Unter dem Strich spricht einiges für die Wahl von Eva Herzog. Es kommt dabei auch auf die SVP an. Am Freitag fällt ein Vorentscheid. Die Findungskommission wird der Fraktion ihren Wahlvorschlag unterbreiten. Bleibt Rösti im Rennen, ist er fast schon gewählt. Und Evi Allemann müsste als Bernerin ihre Ambitionen vermutlich begraben.
Das von den Medien gepushte Argument, es brauche eine junge Mutter im Bundesrat, muss man hinterfragen. So hinkt der Vergleich mit ausländischen Vorbildern wie Sanna Marin und Jacinda Ardern. Die Schweiz hat ein anderes System.

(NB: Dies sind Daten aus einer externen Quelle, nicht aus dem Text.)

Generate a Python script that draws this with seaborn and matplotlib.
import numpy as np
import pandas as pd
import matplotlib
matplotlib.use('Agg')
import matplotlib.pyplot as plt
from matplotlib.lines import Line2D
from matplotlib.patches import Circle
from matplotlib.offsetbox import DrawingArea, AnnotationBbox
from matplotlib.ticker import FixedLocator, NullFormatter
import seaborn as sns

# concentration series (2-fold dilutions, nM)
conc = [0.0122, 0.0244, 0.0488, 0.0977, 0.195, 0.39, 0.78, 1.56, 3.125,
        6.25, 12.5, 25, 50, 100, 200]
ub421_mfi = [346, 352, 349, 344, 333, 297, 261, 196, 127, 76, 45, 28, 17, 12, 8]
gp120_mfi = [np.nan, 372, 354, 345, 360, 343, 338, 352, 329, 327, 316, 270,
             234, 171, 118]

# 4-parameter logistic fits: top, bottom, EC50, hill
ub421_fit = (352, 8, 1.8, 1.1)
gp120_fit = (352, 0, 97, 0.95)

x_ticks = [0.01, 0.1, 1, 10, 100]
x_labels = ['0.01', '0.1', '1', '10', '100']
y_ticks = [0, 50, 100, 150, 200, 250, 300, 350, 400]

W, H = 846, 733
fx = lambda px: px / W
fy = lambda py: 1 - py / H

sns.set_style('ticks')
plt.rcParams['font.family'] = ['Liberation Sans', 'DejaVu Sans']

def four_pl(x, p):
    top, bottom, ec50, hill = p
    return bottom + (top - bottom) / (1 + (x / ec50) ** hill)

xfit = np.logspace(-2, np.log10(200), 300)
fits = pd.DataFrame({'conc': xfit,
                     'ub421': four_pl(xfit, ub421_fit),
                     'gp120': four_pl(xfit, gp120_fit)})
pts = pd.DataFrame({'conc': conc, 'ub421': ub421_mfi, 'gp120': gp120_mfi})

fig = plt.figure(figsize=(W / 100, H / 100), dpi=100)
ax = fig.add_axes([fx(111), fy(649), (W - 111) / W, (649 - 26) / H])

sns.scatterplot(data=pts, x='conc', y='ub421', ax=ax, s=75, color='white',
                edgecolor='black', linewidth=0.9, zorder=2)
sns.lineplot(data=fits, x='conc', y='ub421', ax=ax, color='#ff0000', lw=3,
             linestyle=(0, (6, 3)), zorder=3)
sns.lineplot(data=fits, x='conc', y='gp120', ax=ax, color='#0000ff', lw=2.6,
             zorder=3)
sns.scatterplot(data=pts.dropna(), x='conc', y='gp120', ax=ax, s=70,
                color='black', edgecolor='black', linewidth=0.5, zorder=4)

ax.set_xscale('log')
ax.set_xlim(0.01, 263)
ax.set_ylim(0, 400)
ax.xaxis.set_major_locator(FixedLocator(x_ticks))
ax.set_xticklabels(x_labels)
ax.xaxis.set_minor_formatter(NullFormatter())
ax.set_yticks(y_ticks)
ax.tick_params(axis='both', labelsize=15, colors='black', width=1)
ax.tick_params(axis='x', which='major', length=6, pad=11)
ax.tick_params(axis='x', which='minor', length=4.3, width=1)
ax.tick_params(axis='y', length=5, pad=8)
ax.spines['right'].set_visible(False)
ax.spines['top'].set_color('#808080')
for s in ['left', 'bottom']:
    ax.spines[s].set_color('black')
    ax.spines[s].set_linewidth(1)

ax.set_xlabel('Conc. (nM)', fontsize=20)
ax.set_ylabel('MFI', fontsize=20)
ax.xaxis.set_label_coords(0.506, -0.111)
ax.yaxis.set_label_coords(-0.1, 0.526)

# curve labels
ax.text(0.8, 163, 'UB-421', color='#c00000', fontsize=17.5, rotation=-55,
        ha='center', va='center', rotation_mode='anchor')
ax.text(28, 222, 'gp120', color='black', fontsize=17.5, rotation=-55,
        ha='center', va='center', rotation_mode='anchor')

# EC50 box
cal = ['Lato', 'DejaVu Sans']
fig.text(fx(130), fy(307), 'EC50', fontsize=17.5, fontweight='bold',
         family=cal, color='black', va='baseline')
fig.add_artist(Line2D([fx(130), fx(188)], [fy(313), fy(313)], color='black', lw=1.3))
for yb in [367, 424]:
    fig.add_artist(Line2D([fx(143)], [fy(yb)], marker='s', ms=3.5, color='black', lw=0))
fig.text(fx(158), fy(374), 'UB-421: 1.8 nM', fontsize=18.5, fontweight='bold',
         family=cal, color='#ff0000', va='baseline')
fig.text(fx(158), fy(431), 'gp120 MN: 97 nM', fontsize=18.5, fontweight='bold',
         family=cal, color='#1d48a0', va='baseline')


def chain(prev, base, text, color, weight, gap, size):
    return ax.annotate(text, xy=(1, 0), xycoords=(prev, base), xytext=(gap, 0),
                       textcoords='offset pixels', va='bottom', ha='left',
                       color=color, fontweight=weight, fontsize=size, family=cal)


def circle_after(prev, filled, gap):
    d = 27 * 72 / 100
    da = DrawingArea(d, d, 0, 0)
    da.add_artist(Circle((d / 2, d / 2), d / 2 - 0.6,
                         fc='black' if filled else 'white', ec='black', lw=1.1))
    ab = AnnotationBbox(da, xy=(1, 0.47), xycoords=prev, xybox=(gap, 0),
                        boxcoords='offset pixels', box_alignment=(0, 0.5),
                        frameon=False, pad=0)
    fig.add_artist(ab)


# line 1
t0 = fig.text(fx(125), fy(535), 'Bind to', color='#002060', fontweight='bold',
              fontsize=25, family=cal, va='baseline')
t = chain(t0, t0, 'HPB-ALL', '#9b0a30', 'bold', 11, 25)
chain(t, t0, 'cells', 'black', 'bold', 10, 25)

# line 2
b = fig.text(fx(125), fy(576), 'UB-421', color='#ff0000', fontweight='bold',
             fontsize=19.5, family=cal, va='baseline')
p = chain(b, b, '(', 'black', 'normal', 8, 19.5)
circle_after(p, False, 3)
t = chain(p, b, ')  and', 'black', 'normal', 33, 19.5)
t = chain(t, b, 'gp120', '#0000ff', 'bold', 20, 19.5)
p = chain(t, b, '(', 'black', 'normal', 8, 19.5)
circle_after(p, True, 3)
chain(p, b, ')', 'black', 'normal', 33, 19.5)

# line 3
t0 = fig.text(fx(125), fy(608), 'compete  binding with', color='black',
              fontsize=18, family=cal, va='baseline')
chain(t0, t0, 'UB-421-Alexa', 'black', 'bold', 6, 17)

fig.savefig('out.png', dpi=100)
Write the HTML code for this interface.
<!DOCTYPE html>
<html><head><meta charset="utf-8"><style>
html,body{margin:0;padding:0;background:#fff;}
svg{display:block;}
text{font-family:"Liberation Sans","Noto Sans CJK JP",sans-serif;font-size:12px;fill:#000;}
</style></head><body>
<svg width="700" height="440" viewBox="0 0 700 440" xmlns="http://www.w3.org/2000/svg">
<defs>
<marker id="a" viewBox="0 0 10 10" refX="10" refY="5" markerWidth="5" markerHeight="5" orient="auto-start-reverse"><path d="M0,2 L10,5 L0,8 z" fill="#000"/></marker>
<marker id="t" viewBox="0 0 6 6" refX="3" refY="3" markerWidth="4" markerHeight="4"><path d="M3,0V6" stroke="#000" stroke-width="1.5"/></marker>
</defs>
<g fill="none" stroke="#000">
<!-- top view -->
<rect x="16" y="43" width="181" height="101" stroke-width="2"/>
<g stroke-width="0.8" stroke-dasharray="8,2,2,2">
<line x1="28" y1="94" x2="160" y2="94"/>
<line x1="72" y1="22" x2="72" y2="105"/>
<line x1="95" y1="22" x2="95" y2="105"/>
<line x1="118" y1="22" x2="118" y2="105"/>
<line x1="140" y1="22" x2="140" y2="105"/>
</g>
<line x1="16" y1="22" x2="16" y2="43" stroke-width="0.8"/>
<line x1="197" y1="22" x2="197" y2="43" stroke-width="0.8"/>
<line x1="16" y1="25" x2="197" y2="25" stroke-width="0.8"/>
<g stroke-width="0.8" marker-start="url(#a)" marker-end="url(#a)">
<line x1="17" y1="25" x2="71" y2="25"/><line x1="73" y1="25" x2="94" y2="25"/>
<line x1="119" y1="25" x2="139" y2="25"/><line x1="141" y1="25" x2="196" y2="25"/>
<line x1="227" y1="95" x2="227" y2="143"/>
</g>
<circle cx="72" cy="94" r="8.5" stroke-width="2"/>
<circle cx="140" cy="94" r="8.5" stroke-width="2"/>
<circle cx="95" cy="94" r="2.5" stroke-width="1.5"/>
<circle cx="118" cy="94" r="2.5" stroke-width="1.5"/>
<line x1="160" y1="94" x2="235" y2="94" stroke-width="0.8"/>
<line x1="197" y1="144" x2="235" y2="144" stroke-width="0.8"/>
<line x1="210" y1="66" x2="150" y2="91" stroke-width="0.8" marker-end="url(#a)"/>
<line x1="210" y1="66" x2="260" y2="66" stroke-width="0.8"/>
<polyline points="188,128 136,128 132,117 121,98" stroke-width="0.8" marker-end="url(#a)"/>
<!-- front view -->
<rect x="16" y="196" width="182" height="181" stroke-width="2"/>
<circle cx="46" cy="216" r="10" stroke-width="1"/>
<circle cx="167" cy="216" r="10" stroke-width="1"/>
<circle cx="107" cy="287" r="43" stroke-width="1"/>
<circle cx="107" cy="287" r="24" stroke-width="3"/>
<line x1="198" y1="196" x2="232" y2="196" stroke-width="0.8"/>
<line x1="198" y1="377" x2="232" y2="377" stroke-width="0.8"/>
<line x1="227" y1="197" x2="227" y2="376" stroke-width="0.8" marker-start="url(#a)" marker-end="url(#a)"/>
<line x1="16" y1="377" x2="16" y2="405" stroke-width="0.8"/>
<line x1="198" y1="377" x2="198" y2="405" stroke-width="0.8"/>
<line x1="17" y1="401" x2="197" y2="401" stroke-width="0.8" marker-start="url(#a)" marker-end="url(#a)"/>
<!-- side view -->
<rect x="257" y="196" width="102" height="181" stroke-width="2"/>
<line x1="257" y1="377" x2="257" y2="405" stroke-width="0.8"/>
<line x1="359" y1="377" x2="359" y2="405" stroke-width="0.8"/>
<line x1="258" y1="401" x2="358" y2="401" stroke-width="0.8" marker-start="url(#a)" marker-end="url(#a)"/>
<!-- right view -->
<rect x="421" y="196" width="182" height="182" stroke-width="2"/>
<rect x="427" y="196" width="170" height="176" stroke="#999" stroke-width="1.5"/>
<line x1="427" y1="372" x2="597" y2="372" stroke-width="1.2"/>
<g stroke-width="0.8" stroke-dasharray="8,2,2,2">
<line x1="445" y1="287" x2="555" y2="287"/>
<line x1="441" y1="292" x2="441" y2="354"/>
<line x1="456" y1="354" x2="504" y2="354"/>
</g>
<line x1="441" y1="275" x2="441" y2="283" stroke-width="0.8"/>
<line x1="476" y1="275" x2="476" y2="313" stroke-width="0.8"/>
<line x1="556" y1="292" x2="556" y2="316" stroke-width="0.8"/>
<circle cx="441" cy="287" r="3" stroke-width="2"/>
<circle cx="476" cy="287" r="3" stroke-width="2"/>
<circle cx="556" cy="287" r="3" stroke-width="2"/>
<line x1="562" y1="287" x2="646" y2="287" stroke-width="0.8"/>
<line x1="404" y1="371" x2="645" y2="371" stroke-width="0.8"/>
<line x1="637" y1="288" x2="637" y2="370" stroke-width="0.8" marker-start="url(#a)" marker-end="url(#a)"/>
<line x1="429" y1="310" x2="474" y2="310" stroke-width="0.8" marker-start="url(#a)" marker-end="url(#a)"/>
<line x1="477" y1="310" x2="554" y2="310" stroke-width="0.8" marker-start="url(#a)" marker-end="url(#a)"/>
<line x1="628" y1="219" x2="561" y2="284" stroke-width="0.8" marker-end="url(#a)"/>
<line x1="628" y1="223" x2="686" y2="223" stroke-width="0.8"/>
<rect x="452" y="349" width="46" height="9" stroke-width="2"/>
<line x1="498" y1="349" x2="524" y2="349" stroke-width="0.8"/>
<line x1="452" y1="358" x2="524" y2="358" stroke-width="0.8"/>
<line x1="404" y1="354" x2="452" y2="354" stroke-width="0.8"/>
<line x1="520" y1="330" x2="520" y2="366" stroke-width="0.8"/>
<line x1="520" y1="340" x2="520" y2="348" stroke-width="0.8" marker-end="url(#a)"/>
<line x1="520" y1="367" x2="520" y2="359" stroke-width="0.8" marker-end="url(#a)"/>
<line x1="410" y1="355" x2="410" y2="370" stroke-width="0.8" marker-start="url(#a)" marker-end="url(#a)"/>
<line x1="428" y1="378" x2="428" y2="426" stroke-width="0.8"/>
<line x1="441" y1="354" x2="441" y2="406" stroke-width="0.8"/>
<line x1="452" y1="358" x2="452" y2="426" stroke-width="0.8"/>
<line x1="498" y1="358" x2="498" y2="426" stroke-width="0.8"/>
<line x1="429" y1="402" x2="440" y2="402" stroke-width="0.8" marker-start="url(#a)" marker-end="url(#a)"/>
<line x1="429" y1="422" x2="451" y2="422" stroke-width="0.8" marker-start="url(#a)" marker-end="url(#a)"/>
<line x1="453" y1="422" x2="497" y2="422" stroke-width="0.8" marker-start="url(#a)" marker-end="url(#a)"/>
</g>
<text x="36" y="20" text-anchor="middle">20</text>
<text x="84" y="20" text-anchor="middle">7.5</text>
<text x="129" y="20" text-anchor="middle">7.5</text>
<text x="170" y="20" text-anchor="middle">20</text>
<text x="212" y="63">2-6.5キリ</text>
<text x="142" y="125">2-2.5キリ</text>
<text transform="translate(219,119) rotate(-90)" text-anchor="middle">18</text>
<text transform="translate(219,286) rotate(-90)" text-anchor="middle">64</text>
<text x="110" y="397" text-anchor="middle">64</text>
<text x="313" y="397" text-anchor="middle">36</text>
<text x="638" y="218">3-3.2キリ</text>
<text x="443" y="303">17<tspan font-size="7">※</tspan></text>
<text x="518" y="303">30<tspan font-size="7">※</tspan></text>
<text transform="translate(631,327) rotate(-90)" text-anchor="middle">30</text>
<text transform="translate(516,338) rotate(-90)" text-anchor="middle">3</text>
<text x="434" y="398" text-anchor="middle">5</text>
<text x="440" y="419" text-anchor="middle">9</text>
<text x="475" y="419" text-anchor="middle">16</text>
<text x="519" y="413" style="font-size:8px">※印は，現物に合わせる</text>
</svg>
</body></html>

Unsere Regierung besteht salopp formuliert aus sieben Chefinnen und Chefs, die auch noch Fachministerien leiten.
Entsprechend gross ist das Arbeitspensum. Natürlich gibt es Beispiele wie Moritz Leuenberger, der das «Tagesgeschäft» weitgehend seinem Generalsekretär Hans Weder überlassen hatte. Oder den «Home-Office-Bundesrat» Didier Burkhalter. Aber gerade Frauen klagen nicht zu Unrecht häufig, dass sie härter beurteilt würden als Männer.